- EXERCISE DETAILS
Return the material exactly, first line through the line containing "Chart.register(...registerables);", and nothing more. Pictures stay out.

- GIVEN DATA
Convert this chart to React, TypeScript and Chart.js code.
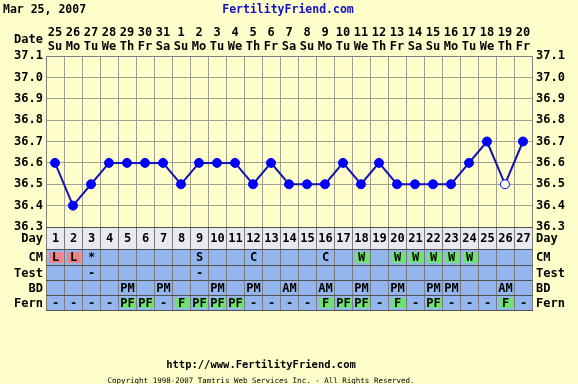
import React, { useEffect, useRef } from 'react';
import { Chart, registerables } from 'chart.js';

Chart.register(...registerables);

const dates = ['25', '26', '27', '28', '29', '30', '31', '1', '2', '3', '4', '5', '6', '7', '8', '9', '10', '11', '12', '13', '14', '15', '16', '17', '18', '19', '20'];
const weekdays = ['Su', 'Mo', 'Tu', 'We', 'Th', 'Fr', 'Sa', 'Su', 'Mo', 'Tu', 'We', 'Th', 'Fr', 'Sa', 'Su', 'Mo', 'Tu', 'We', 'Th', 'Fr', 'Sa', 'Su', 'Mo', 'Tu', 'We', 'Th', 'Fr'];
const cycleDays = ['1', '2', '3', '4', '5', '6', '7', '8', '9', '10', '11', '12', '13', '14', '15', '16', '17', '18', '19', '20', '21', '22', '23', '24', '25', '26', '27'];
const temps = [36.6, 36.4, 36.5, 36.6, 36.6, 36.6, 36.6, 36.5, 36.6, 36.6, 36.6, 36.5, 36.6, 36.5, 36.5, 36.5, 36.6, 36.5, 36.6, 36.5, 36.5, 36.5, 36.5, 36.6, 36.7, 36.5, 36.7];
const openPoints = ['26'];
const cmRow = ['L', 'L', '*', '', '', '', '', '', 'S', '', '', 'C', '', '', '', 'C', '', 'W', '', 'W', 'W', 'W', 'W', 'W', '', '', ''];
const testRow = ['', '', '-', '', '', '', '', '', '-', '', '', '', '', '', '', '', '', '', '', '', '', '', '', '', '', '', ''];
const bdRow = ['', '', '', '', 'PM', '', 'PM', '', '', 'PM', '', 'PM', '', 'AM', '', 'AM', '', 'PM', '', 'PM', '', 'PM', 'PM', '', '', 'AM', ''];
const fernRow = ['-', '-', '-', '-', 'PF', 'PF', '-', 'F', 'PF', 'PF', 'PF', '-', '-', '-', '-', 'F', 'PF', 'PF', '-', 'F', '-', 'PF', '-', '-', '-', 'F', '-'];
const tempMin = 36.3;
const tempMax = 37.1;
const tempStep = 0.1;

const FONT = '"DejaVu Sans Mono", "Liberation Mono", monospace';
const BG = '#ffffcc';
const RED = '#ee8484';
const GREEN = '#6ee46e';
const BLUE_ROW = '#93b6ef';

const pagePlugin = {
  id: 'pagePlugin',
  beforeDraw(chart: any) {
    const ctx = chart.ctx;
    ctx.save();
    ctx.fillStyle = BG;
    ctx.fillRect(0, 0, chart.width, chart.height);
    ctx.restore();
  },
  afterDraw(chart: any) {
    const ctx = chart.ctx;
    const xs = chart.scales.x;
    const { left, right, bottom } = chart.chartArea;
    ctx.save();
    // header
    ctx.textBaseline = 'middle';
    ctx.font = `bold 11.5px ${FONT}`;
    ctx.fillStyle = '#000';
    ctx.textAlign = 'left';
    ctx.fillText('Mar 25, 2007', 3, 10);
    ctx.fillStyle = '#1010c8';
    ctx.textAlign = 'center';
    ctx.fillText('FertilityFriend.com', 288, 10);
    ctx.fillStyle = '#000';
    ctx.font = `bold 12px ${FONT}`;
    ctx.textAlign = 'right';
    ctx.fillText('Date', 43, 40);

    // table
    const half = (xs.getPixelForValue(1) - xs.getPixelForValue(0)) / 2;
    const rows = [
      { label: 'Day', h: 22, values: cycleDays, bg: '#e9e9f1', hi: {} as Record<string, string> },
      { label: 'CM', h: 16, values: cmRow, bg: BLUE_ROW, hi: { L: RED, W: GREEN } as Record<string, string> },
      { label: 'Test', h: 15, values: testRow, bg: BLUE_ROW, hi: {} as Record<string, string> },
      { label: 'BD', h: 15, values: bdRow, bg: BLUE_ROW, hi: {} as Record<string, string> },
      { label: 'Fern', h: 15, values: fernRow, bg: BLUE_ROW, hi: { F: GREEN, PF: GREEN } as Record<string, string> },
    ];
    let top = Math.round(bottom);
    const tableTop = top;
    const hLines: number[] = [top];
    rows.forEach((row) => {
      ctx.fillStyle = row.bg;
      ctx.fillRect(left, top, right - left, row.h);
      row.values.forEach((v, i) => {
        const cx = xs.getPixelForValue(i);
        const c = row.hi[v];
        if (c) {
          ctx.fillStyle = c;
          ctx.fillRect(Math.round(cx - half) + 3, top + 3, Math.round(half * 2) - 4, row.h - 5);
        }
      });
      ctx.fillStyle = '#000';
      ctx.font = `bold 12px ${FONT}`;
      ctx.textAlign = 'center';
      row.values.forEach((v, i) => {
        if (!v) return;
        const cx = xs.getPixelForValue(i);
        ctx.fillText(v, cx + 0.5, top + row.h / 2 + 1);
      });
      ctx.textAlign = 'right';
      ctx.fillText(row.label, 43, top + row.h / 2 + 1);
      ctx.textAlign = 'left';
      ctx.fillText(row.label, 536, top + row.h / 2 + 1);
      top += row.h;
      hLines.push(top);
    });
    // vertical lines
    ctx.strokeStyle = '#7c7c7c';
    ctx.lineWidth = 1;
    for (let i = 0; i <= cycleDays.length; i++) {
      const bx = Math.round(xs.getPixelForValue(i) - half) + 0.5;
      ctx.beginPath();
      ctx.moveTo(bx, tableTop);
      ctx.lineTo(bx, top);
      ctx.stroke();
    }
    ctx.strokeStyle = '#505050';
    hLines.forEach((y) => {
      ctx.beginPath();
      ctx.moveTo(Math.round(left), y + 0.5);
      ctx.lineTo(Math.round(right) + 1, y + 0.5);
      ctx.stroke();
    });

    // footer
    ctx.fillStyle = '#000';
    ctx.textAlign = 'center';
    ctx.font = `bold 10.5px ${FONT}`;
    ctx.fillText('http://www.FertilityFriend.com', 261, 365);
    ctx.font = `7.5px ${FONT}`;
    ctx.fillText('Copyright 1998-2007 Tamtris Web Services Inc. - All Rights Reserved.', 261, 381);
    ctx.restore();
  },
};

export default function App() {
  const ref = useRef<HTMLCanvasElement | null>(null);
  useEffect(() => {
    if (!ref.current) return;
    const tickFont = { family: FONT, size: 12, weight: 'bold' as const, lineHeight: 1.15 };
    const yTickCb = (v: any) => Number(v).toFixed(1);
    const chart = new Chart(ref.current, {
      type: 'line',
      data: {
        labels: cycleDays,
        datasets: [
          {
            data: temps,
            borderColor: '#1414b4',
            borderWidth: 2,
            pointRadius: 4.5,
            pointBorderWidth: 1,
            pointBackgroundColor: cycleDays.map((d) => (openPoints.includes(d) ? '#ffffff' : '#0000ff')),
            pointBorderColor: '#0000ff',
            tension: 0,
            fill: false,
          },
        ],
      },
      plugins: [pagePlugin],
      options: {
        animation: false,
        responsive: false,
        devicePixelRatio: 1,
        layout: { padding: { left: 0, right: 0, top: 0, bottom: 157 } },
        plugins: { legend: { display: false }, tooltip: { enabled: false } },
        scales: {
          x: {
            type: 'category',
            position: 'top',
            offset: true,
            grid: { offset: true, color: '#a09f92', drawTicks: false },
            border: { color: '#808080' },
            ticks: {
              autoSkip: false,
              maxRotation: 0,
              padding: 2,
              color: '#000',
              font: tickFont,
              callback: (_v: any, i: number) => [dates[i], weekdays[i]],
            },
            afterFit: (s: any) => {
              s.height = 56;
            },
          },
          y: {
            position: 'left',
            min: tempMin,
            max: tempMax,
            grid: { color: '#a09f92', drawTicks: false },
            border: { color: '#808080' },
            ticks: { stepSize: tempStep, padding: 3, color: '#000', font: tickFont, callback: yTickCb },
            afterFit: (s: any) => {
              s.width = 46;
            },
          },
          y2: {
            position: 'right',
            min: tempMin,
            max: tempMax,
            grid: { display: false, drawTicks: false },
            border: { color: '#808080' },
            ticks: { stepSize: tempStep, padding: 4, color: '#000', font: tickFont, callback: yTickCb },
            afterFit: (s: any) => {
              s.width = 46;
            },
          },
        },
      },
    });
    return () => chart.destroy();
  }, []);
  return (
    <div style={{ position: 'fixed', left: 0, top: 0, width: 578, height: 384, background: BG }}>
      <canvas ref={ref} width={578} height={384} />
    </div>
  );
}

- FINAL RESULT
Convert this chart to React, TypeScript and Chart.js code.
import React, { useEffect, useRef } from 'react';
import { Chart, registerables } from 'chart.js';

Chart.register(...registerables);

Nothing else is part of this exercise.